[LEAPSECS] leap seconds in POSIX

Brooks Harris brooks at edlmax.com
Sat Feb 1 12:05:33 EST 2020


On 2020-02-01 3:01 AM, Hal Murray wrote:
> tvb at LeapSecond.com  said:
>> I see some good comments; did you get the answer you wanted?
> Nothing off list, so you have seen everything that I saw.
>
> I was hoping that there would be a good white paper or blog that discussed all
> the possibilities that have been considered and explained why they were
> rejected.
>
> -------
>
> Probably crazy idea dept...
>
> Has anybody considered having time_t and the kernel keep smeared time?
>
> The idea is that you can convert from smeared time to TAI or UTC with leaps.
> So a few new library routines should be enough for the few people who care
> about leap seconds.
>
>
The inconvenient truth is that atomic time is a constant frequency 
phenomenon and mean solar time is a variable frequency phenomenon.

It would be straight forward to define a variable frequency timescale 
that represented mean solar time very closely based on UT1. Each day 
would have 86400 "seconds" in its YMDhms representation. Such a scale's 
frequency would diverge from UTC frequency by only 5 ppb, a precision 
below most systems ability to discern. However, the "seconds" of the 
YMDhms representation would not be SI seconds and would not match the 
UTC YMDhms, placing the midnight day boundary very slightly different 
from the UTC midnights. It would probably satisfy the purposes of 
computer time, civil time, celestial navigation, many astronomers, and 
it would preserve the age old tradition of timekeeping by the Sun.

But suggestion of such a variable frequency scale is anathema to the 
timing community (BIPM, IERS, etc) and unacceptable for GNSS navigation 
and many engineering purposes such as industrial control, including the 
industry I come from, the television business. Timekeeping laws all over 
the world presume adherence to UTC as defined by ITU-R Rec 460. It's not 
so much a technical problem as a political argument, the same debate 
that raged during the 1960s and resulted in the constant frequency 
definition of UTC we have today. There are two parts to the insistence 
on constant frequency dissemination; 1) there can be one and only one 
timescale and 2) this timescale must disseminate constant frequency SI 
seconds. These criteria are politically immovable objects. This leads 
the 'great leap-second debate' ongoing and unresolved since 1999.

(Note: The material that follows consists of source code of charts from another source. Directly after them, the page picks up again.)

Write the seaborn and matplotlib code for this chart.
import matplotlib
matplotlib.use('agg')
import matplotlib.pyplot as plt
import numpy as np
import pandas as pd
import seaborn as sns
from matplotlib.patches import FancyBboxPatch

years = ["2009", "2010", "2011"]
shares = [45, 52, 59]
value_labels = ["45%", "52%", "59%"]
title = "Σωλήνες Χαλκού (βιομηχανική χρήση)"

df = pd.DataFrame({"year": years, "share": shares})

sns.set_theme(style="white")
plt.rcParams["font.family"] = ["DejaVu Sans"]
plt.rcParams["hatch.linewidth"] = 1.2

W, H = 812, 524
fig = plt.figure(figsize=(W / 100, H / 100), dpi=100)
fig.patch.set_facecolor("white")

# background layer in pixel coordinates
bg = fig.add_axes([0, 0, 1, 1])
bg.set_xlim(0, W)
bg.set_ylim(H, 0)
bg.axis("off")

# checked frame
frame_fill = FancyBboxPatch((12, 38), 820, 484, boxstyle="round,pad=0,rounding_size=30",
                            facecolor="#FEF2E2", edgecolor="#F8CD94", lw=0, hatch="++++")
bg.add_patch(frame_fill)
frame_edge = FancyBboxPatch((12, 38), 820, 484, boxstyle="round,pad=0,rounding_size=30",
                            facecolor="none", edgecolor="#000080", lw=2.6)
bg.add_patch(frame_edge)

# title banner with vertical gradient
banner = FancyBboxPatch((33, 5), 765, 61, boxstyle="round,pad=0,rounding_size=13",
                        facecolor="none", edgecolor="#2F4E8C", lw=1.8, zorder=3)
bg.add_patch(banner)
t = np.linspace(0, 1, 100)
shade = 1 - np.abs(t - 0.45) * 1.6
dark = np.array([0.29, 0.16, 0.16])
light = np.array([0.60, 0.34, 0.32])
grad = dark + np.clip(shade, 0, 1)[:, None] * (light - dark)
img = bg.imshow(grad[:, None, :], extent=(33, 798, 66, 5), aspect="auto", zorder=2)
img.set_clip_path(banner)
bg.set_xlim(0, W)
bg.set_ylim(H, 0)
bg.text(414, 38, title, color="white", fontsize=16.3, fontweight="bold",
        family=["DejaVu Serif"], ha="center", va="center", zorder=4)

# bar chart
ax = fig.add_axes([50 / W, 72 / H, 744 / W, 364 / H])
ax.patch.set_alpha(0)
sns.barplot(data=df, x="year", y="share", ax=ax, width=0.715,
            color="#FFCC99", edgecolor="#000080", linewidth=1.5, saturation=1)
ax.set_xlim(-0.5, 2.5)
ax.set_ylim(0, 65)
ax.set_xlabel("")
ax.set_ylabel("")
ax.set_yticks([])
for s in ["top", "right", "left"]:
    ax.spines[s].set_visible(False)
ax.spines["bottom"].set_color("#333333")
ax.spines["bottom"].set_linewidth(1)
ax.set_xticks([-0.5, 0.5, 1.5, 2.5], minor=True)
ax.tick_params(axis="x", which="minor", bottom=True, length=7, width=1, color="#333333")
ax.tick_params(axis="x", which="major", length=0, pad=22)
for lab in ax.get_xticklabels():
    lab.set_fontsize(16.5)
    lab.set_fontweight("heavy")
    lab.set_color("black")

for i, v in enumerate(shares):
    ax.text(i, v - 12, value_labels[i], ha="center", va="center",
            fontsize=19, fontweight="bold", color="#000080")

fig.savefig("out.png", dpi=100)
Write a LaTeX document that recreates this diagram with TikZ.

Google Smear (and others) work around the practical problem by slewing 
the frequency of their NTP servers across a 24 hour period so the 
receiving systems never 'see' the leap-second.

Leap Smear
https://developers.google.com/time/smear#example_of_the_standard_smear

This works to avoid potential failure due to possible faulty leap-second 
implementations throughout the system but results in ambiguous 
timestamps during the smear. Note they say "The long duration keeps the 
frequency change small. The change for the smear is about 11.6 ppm. This 
is within the manufacturing and thermal errors of most machines' quartz 
oscillators, and well under NTP's 500 ppm maximum slew rate.". Note this 
is 86400 / 86401 = 0.9999884, 1 - 0.9999884 = 0.0000116.

The frequency of a variable frequency timescale based on UT1 would vary 
from UTC by 5 ppb worst case, currently running closer to 1 ppb, ~four 
orders of magnitude lower that Google Smear, and traceable to UTC with a 
precision <10 ns. It would be something very close to what was once 
called GMT.

But, as one colleague has put it, anyone suggesting such a solution 
would be sent home without dinner. So you didn't hear it from me.